With some projects collapsing due to a lack of financial planning, the tool, called Project Budget, can provide valuable assistance to creators in the important early stages of their work.
“Project Budget is essentially a budgeting spreadsheet that’s available from the Funding tab in the project editor,” Kickstarter’s Meg Helm said in a post announcing the new feature. “Creators can use it to map out the cost of their entire project, from prototyping and R&D to packaging and shipping.”
While some creators already lay out in great detail exactly how they intend to execute a project, the new tool aims to encourage creators who might not ordinarily offer such information to do so.
Project Budget has some similarities to the Funding Calculator that Kickstarter launched in August, but the company describes the latest tool as “much more robust.”
And unlike the Funding Calculator, Project Budget’s custom graph showing estimated costs can be easily shared with potential patrons, which could be what it takes to turn someone from being merely interested in a project into a vital, cash-giving backer.
Helm said the new tool will help to remind creators “of important expenses they may not have considered, such as the cost of paying themselves and team members.”
She added: “We hope that this feature will give backers a sense of where their pledges are going, and how much it actually costs to bring an idea to life.”

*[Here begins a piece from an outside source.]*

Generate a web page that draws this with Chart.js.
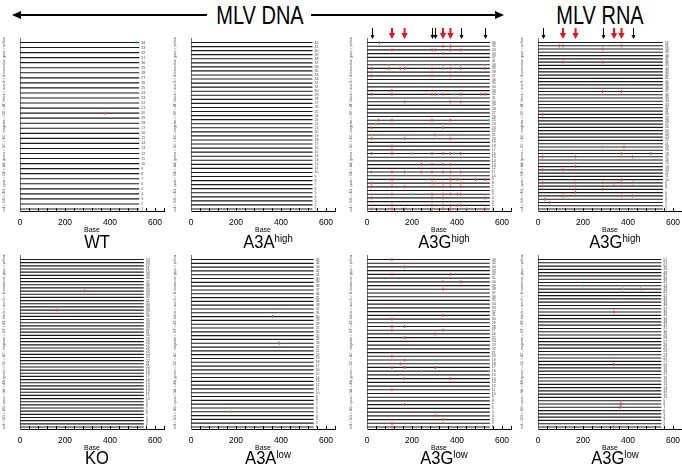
<!DOCTYPE html>
<html><head><meta charset="utf-8">
<script src="https://cdn.jsdelivr.net/npm/chart.js@4.4.1/dist/chart.umd.min.js"></script>
<style>
html,body{margin:0;padding:0;background:#fff;}
body{width:682px;height:471px;overflow:hidden;position:relative;font-family:"Liberation Sans",Arial,sans-serif;color:#000;}
canvas.cv{position:absolute;}
.title{position:absolute;font-size:18px;line-height:18px;white-space:nowrap;transform:translateX(-50%) scaleX(0.92);transform-origin:center;}
.title .sup{font-size:10.5px;position:relative;top:-5.5px;}
.hdr{position:absolute;top:3px;font-size:25px;line-height:25px;white-space:nowrap;transform:translateX(-50%) scaleX(0.8);transform-origin:center;}
.aline{position:absolute;height:2px;background:#000;}
.headL{position:absolute;width:0;height:0;border-top:4.5px solid transparent;border-bottom:4.5px solid transparent;border-right:9px solid #000;}
.headR{position:absolute;width:0;height:0;border-top:4.5px solid transparent;border-bottom:4.5px solid transparent;border-left:9px solid #000;}
</style>
</head><body>
<div class="aline" style="left:20px;top:14px;width:187px"></div>
<div class="headL" style="left:12px;top:10.5px"></div>
<div class="hdr" style="left:260px">MLV DNA</div>
<div class="aline" style="left:311px;top:14px;width:185px"></div>
<div class="headR" style="left:495px;top:10.5px"></div>
<div class="hdr" style="left:600px">MLV RNA</div>
<script>
// ---------------- data ----------------
const xTickLabels = [0, 200, 400, 600];
const panelTitles = ['WT', 'A3A', 'A3G', 'A3G', 'KO', 'A3A', 'A3G', 'A3G'];
const panelSuperscripts = ['', 'high', 'high', 'high', '', 'low', 'low', 'low'];
const sequenceCounts = [34, 42, 46, 52, 54, 45, 46, 52];
const readLengths = [530, 540, 546, 555, 550, 545, 546, 548];
const dnaHotspotsRed = [111, 167, 338, 371];
const dnaHotspotsBlack = [20, 289, 304, 416, 524];
const rnaHotspotsRed = [111, 167, 338, 371];
const rnaHotspotsBlack = [20, 287, 420];
const legendText = 'red = GG > AG, cyan = GA > AA, green = GC > AC, magenta = GT > AT, black = non G > A transition, gaps = yellow';

// mutations: [sequence index from top, base position, context (default GG)]
const wtMutations = [[0, 516, 'GA'], [14, 378, 'GT']];
const a3aHighMutations = [];
const a3gHighDnaMutations = [
  [0,55,'GT'],
  [1,338],[1,371],
  [2,111],[2,289],[2,304],[2,371],[2,416],
  [3,338],
  [7,20],[7,97],[7,148],[7,167],[7,289],[7,338],[7,371],[7,416],[7,524],
  [9,20],[9,289],[9,371],
  [13,111],
  [14,20],[14,111],[14,289],[14,304],[14,319,'GA'],[14,338],[14,388,'GA'],[14,416],[14,506],[14,524],
  [16,167],[16,371],[16,416],
  [21,51],[21,111],[21,289],[21,371],[21,540,'GA'],
  [22,35,'GC'],
  [23,20],[23,338],
  [25,304],
  [26,20],[26,167],[26,371],
  [28,111],[29,111],
  [30,20],[30,111],[30,201,'GA'],[30,289],[30,338],[30,371],[30,388,'GA'],[30,416],
  [33,242],[33,289],[33,338],[33,371],
  [35,20],[35,111],[35,167],[35,242],[35,289],[35,338],[35,371],[35,416],
  [37,111],[37,289],[37,371],[37,402],[37,482],[37,524],
  [38,20],[38,111],[38,289],[38,304],[38,338],[38,371],[38,416],
  [39,20],[39,111],[39,167],[39,338],[39,371],[39,416],
  [41,111],[41,201,'GA'],[41,289],[41,338],[41,371],[41,402],[41,416],
  [42,20],[42,289],[42,338],[42,524],
  [44,111],[44,289],[44,338],[44,371],[44,402],[44,416],
  [45,20],[45,111],[45,167],[45,289],[45,338],[45,371],[45,443],[45,524]
];
const a3gHighRnaMutations = [
  [1,95],[1,111],[1,371],
  [2,287],
  [6,111],[6,287],
  [15,287],[15,371],
  [22,20],
  [32,287,'GA'],[32,382],
  [34,371],[34,502],
  [35,20],[35,167],[35,420],
  [38,167],
  [39,20],[39,111],
  [42,371],
  [43,20],[43,167],[43,287],[43,338],[43,371],[43,420],
  [45,167],[45,287],
  [46,167],
  [47,111],[47,371],[47,420],
  [48,30],
  [49,51]
];
const koMutations = [[10, 288], [16, 166]];
const a3aLowMutations = [[15, 362], [22, 392], [40, 177, 'GC']];
const a3gLowDnaMutations = [
  [0,111],[2,167],[4,111],[4,371],[6,338],[6,416],[8,338],
  [15,338],[16,111],[18,111],[18,167],[19,111],[19,338],[20,304],[21,167],
  [26,111],[27,167],[28,148],[29,111],[29,167],[29,304],
  [30,242,'GA'],[30,540,'GA'],
  [32,167],[32,371],[35,111],[39,167],[42,304],[43,338],[44,111],[45,111]
];
const a3gLowRnaMutations = [
  [8,200,'GA'],[9,378,'GA'],[9,455],[16,338],[32,336],[44,366],[44,371],[45,366],[51,336]
];
const panelMutations = [wtMutations, a3aHighMutations, a3gHighDnaMutations, a3gHighRnaMutations,
                        koMutations, a3aLowMutations, a3gLowDnaMutations, a3gLowRnaMutations];
const panelHotspots = [null, null, {red: dnaHotspotsRed, black: dnaHotspotsBlack}, {red: rnaHotspotsRed, black: rnaHotspotsBlack},
                       null, null, null, null];

// ---------------- layout / style ----------------
const contextColors = {GG: '#e2474c', GA: '#48c4cc', GC: '#68c068', GT: '#c455c8'};
const colX0 = [20, 191, 367, 538];
const rowTop = [38, 255];
const rowAxis = [211, 429];
const AXIS_W = 20, PLOT_W = 154, XAXIS_H = 30, PAD_TOP = 12;

const seqLabelPlugin = {
  id: 'seqLabels',
  afterDatasetsDraw(chart, args, opts) {
    const {ctx} = chart;
    const xs = chart.scales.x, ys = chart.scales.y;
    ctx.save();
    ctx.font = '3.6px "Liberation Sans", Arial';
    ctx.fillStyle = '#444';
    ctx.textBaseline = 'middle';
    for (let i = 0; i < opts.count; i++) {
      ctx.fillText(String(opts.count - i), xs.getPixelForValue(opts.len) + 2, ys.getPixelForValue(i));
    }
    ctx.restore();
  }
};
const hotspotPlugin = {
  id: 'hotspots',
  afterDraw(chart, args, opts) {
    if (!opts || !opts.red) return;
    const {ctx, chartArea} = chart;
    const xs = chart.scales.x;
    const tip = chartArea.top + 1;
    ctx.save();
    opts.black.forEach(v => {
      const x = Math.round(xs.getPixelForValue(v)) + 0.5;
      ctx.strokeStyle = '#000'; ctx.fillStyle = '#000'; ctx.lineWidth = 1;
      ctx.beginPath(); ctx.moveTo(x, tip - 11); ctx.lineTo(x, tip - 3); ctx.stroke();
      ctx.beginPath(); ctx.moveTo(x - 2, tip - 4); ctx.lineTo(x + 2, tip - 4); ctx.lineTo(x, tip); ctx.closePath(); ctx.fill();
    });
    opts.red.forEach(v => {
      const x = xs.getPixelForValue(v);
      ctx.strokeStyle = '#e8141c'; ctx.fillStyle = '#e8141c'; ctx.lineWidth = 2;
      ctx.beginPath(); ctx.moveTo(x, tip - 11); ctx.lineTo(x, tip - 5); ctx.stroke();
      ctx.beginPath(); ctx.moveTo(x - 3.2, tip - 6); ctx.lineTo(x + 3.2, tip - 6); ctx.lineTo(x, tip); ctx.closePath(); ctx.fill();
    });
    ctx.restore();
  }
};

for (let p = 0; p < 8; p++) {
  const col = p % 4, row = Math.floor(p / 4);
  const n = sequenceCounts[p], len = readLengths[p];
  const H = rowAxis[row] - rowTop[row];
  const cv = document.createElement('canvas');
  cv.className = 'cv';
  cv.width = AXIS_W + PLOT_W;
  cv.height = PAD_TOP + H + XAXIS_H;
  cv.style.left = (colX0[col] - AXIS_W) + 'px';
  cv.style.top = (rowTop[row] - PAD_TOP) + 'px';
  cv.style.width = cv.width + 'px';
  cv.style.height = cv.height + 'px';
  document.body.appendChild(cv);

  const s = (H - 4.5 - 2) / (n - 1);
  const datasets = [];
  datasets.push({
    data: panelMutations[p].map(m => ({x: m[1], y: m[0]})),
    showLine: false,
    pointStyle: 'line',
    rotation: 90,
    pointRadius: 1.5,
    pointBorderWidth: 1.2,
    pointBorderColor: panelMutations[p].map(m => contextColors[m[2] || 'GG']),
    pointBackgroundColor: panelMutations[p].map(m => contextColors[m[2] || 'GG']),
    order: 0
  });
  for (let i = 0; i < n; i++) {
    datasets.push({
      data: [{x: 0, y: i}, {x: len, y: i}],
      showLine: true,
      borderColor: '#1a1a1a',
      borderWidth: 1.15,
      pointRadius: 0,
      order: 1
    });
  }

  new Chart(cv.getContext('2d'), {
    type: 'scatter',
    data: {datasets},
    options: {
      responsive: false, animation: false, devicePixelRatio: 1,
      layout: {padding: {top: PAD_TOP, left: 0, right: 0, bottom: 0}},
      events: [],
      plugins: {
        legend: {display: false}, tooltip: {enabled: false},
        seqLabels: {count: n, len: len},
        hotspots: panelHotspots[p] || {}
      },
      scales: {
        x: {
          type: 'linear', min: 0, max: 640,
          afterFit: sc => { sc.height = XAXIS_H; },
          border: {display: true, color: '#000', width: 1},
          grid: {display: true, drawOnChartArea: false, tickLength: -3, color: '#000', tickWidth: 1},
          ticks: {stepSize: 40, autoSkip: false, maxRotation: 0, padding: 10, color: '#000',
                  font: {size: 8.5, family: '"Liberation Sans", Arial'},
                  callback: v => xTickLabels.includes(v) ? String(v) : ''},
          title: {display: true, text: 'Base', color: '#000', font: {size: 7, family: '"Liberation Sans", Arial'},
                  padding: {top: 0, bottom: 6.3}}
        },
        y: {
          type: 'linear', reverse: true, min: -4.5 / s, max: (n - 1) + 2 / s,
          afterFit: sc => { sc.width = AXIS_W; },
          border: {display: true, color: '#777', width: 1},
          grid: {display: false},
          ticks: {display: false},
          title: {display: true, text: legendText, color: '#555', font: {size: 3.4, family: '"Liberation Sans", Arial'},
                  padding: {top: 2.5, bottom: 0}}
        }
      }
    },
    plugins: [seqLabelPlugin, hotspotPlugin]
  });

  const t = document.createElement('div');
  t.className = 'title';
  t.style.left = (colX0[col] + PLOT_W / 2) + 'px';
  t.style.top = (row === 0 ? 232.6 : 448.6) + 'px';
  t.innerHTML = panelTitles[p] + (panelSuperscripts[p] ? '<span class="sup">' + panelSuperscripts[p] + '</span>' : '');
  document.body.appendChild(t);
}
</script>
</body></html>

The new feature will be available first for projects in the Design and Technology categories, with additional sections added in the near future.
The Cost To Create
Project Budget is part of a suite of Kickstarter tools and content called The Cost To Create, which focuses on the funding needed to turn an idea into something real.
The company said it’s also looking to build a tool that allows creators to share with backers how they’re spending their funds during the “making” phase of their campaign, which, depending on how a particular project proceeds, may be different from the creator’s initial forecasts during the planning stages.
As a backer, there’s always an element of risk when you cough up cash for a crowdfunding project, but hopefully Kickstarter’s new tool can help a campaign meet its goals as outlined in the original pitch.